パリで開催されていたユーロサトリがやっと終わりました。今週はドイツで仕事があるのでまだこちらにいます。

さてサトリではKNDSとラインメタルがそれぞれ140ミリ砲搭載のEMBT ADT-140、130ミリ砲搭載の次世代の無人砲塔、CUTをレオパルドの車体に搭載した実証車を出していました。

おそらくは独仏の次世代戦車が世界のデファクトスタンダードになるのでしょう。開発力やシステム統合の能力の面から、アメリカの次世代戦車がデファクトスタンダードにはなりにくいと思います。

両社とも複数の実証車や既存の改良型を展示しており、将来戦車に確固たるビジョンがないようにも思えました。

個人的には次世代のMBTは120ミリ砲のままではないかと思います。

そもそも論でいえば、何のために戦車が必要なのか。主たる任務は対戦車戦なのか、歩兵の火力支援の動く砲塔なのか。そして何が戦車の一番の脅威なのか。

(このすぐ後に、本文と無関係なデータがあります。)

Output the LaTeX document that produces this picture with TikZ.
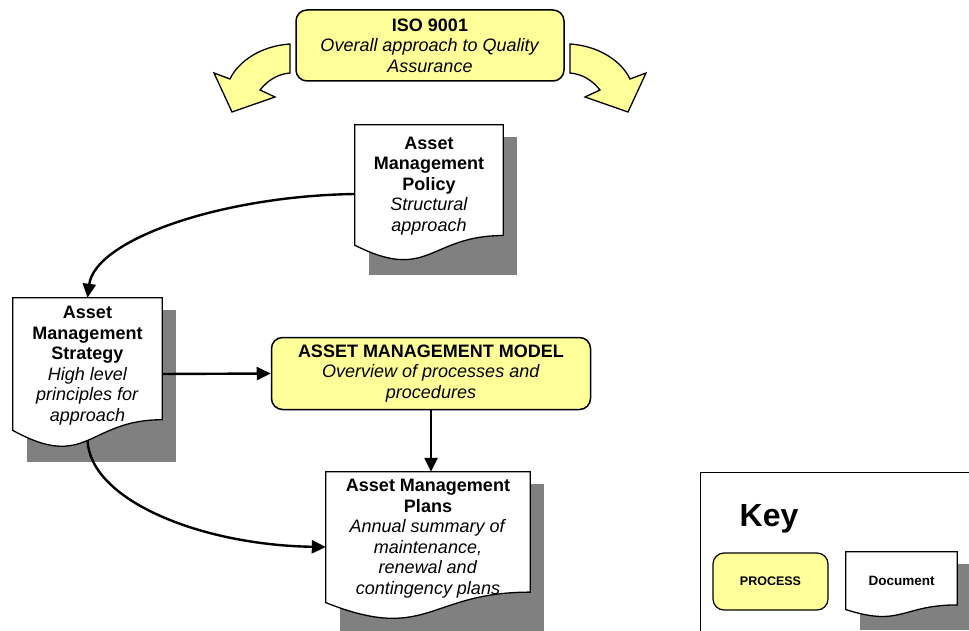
\documentclass[tikz,border=0pt]{standalone}
\usepackage{fontspec}
\setmainfont{Liberation Sans}
\usetikzlibrary{positioning, arrows.meta, calc, backgrounds}
\definecolor{procfill}{RGB}{255, 255, 153}
\definecolor{shadowgrey}{RGB}{128, 128, 128}

\begin{document}
\begin{tikzpicture}[x=1pt, y=-1pt, >={Triangle[length=14pt,width=13pt]},
    every node/.style={font=\fontsize{18}{20.5}\selectfont},
    process/.style={draw, line width=1.5pt, rounded corners=11pt, fill=procfill, align=center},
    docbox/.style={align=center, inner sep=4pt, text depth=20pt},
    docline/.style={draw, line width=1.3pt, fill=white},
    blockarrow/.style={draw, line width=1.3pt, fill=procfill, line join=miter},
    flow/.style={->, line width=2.4pt}]
    \useasboundingbox (0,0) rectangle (969,631);

    % top process and its two curved arrows
    \node[process, minimum width=268pt, minimum height=71pt] (iso) at (430,45.5) {\textbf{ISO 9001}\\\textit{Overall approach to Quality}\\\textit{Assurance}};
    \path[blockarrow] (290,44) .. controls (260,46) and (238,62) .. (230,79) -- (214,73) -- (232,112) -- (275,97) -- (260,90) .. controls (268,80) and (278,74) .. (290,73) -- cycle;
    \path[blockarrow] (570,44) .. controls (600,46) and (622,62) .. (630,79) -- (646,73) -- (628,112) -- (585,97) -- (600,90) .. controls (592,80) and (582,74) .. (570,73) -- cycle;

    % documents and model
    \node[docbox, minimum width=148pt, minimum height=138pt] (pol) at (429,194) {\textbf{Asset}\\\textbf{Management}\\\textbf{Policy}\\\textit{Structural}\\\textit{approach}};
    \node[docbox, minimum width=149pt, minimum height=152pt] (strat) at (87.5,374) {\textbf{Asset}\\\textbf{Management}\\\textbf{Strategy}\\\textit{High level}\\\textit{principles for}\\\textit{approach}};
    \node[process, minimum width=319pt, minimum height=72pt] (model) at (431,373.5) {\textbf{ASSET MANAGEMENT MODEL}\\\textit{Overview of processes and}\\\textit{procedures}};
    \node[docbox, minimum width=204pt, minimum height=150pt] (plans) at (428,547) {\textbf{Asset Management}\\\textbf{Plans}\\\textit{Annual summary of}\\\textit{maintenance,}\\\textit{renewal and}\\\textit{contingency plans}};

    % key
    \node[draw, line width=1.3pt, anchor=north west, minimum width=290pt, minimum height=180pt] (keyframe) at (700,472) {};
    \node[font=\fontsize{32}{36}\selectfont\bfseries] (keytitle) at (769,519) {Key};
    \node[process, line width=1.2pt, minimum width=115pt, minimum height=57pt, font=\fontsize{12.5}{14}\selectfont\bfseries] (keyproc) at (770.5,581.5) {PROCESS};
    \node[docbox, text depth=8pt, minimum width=111pt, minimum height=66pt, font=\fontsize{13.5}{15}\selectfont\bfseries] (keydoc) at (901.5,585) {Document};

    % shadows and wavy outlines behind the documents
    \begin{scope}[on background layer]
        \foreach \d in {pol, strat, plans, keydoc} {
            \fill[shadowgrey] ([shift={(14,12)}]\d.north west) rectangle ([shift={(14,12)}]\d.south east);
            \path[docline] (\d.north west) -- (\d.north east) -- ($(\d.north east)!0.8!(\d.south east)$)
                .. controls ($(\d.north)!0.8!(\d.south)$) and ($(\d.north)!1.14!(\d.south)$) .. ($(\d.north west)!0.87!(\d.south west)$) -- cycle;
        }
    \end{scope}

    \draw[flow] (pol.west) .. controls (220,196) and (95,240) .. (strat.north);
    \draw[flow] (strat.east) -- (model.west);
    \draw[flow] (model.south) -- (model.south |- plans.north);
    \draw[flow] ([yshift=10pt]strat.south) .. controls (90,500) and (200,545) .. (plans.west);
\end{tikzpicture}
\end{document}
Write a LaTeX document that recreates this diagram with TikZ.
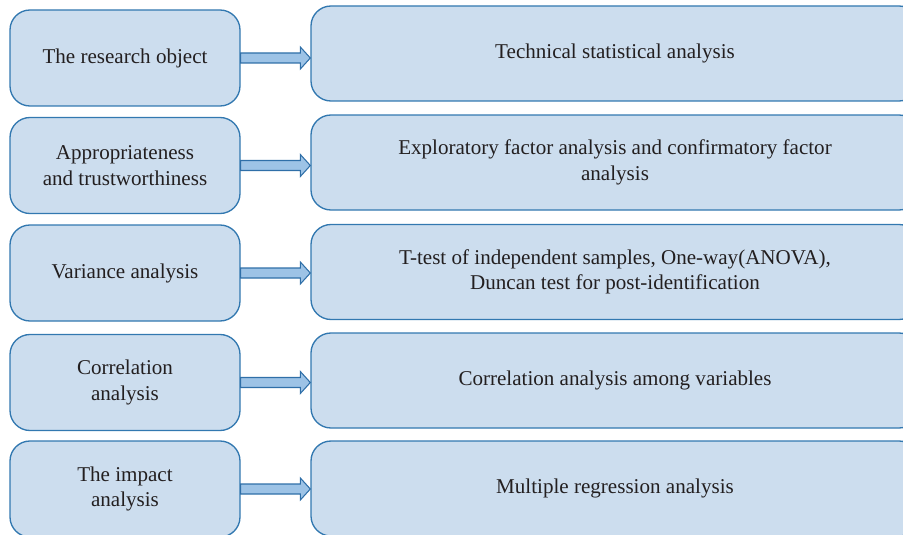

それがはっきりしていないのに、大戦後の主砲の大口径化の流れで、130ミリや140ミリといったより大口径の砲を開発しているように思えます。ですが、現在の戦車は重量が70トン前後であり、これが重量の限界でしょう。

これらの弾薬は既存の120ミリ砲の2倍以上の重さがあります。KNDSの担当者は無人砲塔にして重量を軽減したので、自動装填装置と併せて砲弾を搭載できるので問題ないと主張していますが、携行砲弾数は大幅に減らざるをえない。その場合、歩兵支援も併せて行う場合に徹甲弾や榴弾など複数の弾種が必要ですが、十分に搭載できるのか。都市戦で例えば140ミリ砲弾をバカスカ撃てるのか。そういう問題もあります。

確かにウクライナでは戦車同士の戦闘がありましたが、それが将来の戦車の主たる任務になるかは確証がなく、非対称戦争みたいな任務が主力になるかもしれません。

そうなると弾数は必要ですが、大口径砲では実現は無理でしょう。更に申せば、120ミリ砲のように人力で戦車に装填することは不可能であり、機械的な手段が必要となります。それが戦場で機能するか、という問題もあります。

それから防御力の問題です。両社ともアクティブ・プロテクション・システム、パッシブ・プロテクション・システムを採用していました。更に上面装甲の強化がなされ、ドローンジャマー、RWSも機銃と機関砲が搭載されており、特にドローンに対して装備されています。

また同軸機銃も12.7ミリ機銃が装備されて、より遠距離からの歩兵などの脅威の排除を狙っています。これは歩兵の携行対戦車火器や無人車輌の発達に合わせたものでしょう。

こういう現実をみると、かつてのJSF君の論考を読み返すと乾いた笑いしかでてきません。